Il est de règle que l'absence de règlement spontané de l'impôt, au moment où il doit être acquitté, constitue une inobservation des obligations fiscales. Le caractère de gravité s'apprécie au regard des manquements. Le défaut de paiement de la TVA est considéré comme un manquement grave dans la mesure où l'entreprise redevable conserve dans sa trésorerie des fonds collectés destinées à être reversé au trésor.
En l'espèce, le contrôle opéré par l'administration fiscale a permis de déceler la mise en place d'une fausse facturation sur plusieurs années. Les manquements s'étant répétés sur une période de trois années, le contrôle a abouti à des rehaussements d'impôt sur les sociétés et de TVA sur la période 2003 à 2006.

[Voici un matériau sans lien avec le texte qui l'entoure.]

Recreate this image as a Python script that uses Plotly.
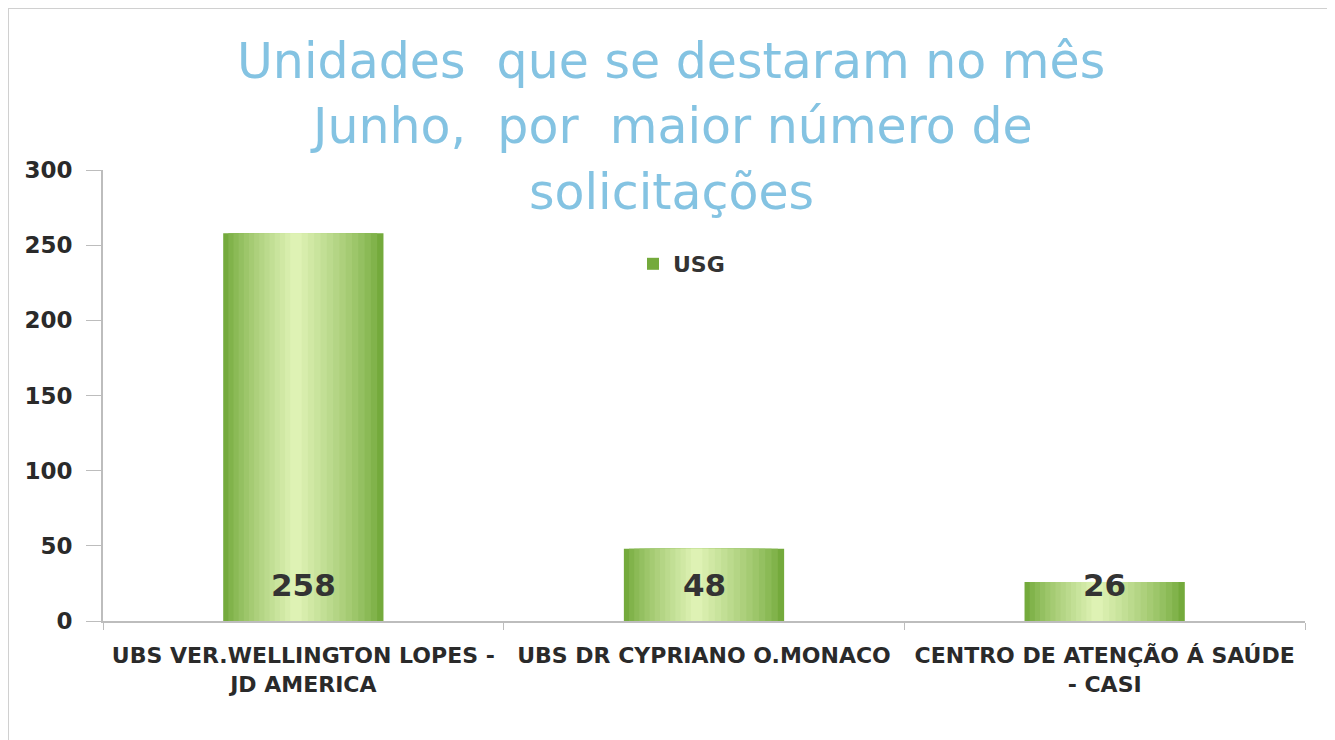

La preuve des manquements graves et répétés est ainsi rapportée. Contrairement à ce qui est allégué par M. [S], l'administration démontre également,en versant aux débats les décisions du tribunal administratif et du conseil d'état, que la société CNI a été reconnue coupable des manoeuvres frauduleuses.
Dès lors, M. [S], en sa qualité de dirigeant de droit de la société, ne pouvait ignorer les man'uvres frauduleuses qui se déroulées sur la période de 2003 à 2006.
De plus, il résulte des développements qui précèdent que la proposition de rectification de l'administration, intervenue en 2007 et les avis de mise en recouvrement du 16 juillet 2008 n'ont pu être mis en oeuvre du fait des recours engagés par la société CNI, et de l'impossibilité pour l'administration d'exercer son droit de poursuite du fait de l'ouverture d'une procédure de redressement judiciaire puis de l'adoption d'un plan au profit de la société CNI.
Le comptable du SIE de Meaux a déclaré les créances le 31 juillet 2008, puis le 07 décembre 2015. Le 23 juin 2017, le mandataire n'a versé au comptable public que la somme de 270 000 euros dans le cadre de la liquidation judiciaire, sans aucun autre paiement. Il est ainsi avéré que la créance fiscale demeurera impayée par la société CNI.
Il s'ensuit que les diligences normales de l'administration ont été accomplies dans les délais et que le lien de causalité entre les inobservations répétées imputables au dirigeant et l'impossibilité de recouvrer les impôts litigieux auprès de la société CNI. est caractérisé. M. [S] sera débouté de l'ensemble de ses demandes. Le jugement déféré sera confirmé en toutes ses dispositions.
M. [D] [S], partie perdante, au sens de l'article 696 du code de procédure civile, sera tenu de supporter la charge des dépens
Il paraît équitable d'allouer à la comptable des finances publiques du pôle de recouvrement spécialisé de Seine et Marne la somme de 4 000 euros au titre des frais irrépétibles qu'elle a dû exposer en cause d'appel.
PAR CES MOTIFS :
La cour,
CONFIRME le jugement déféré en toutes ses dispositions ;
Y ajoutant :
DÉBOUTE M. [D] [S] de toutes ses demandes ;
CONDAMNE M. [D] [S] à payer à Mme la comptable des finances publiques du pôle de recouvrement spécialisé de Seine et Marne la somme de 4 000 euros au titre de l'article 700 du code de procédure civile ;
LE CONDAMNE aux entiers dépens, qui seront recouvrés par Me Noret, avocat, conformément à l'article 699 du code de procédure civile.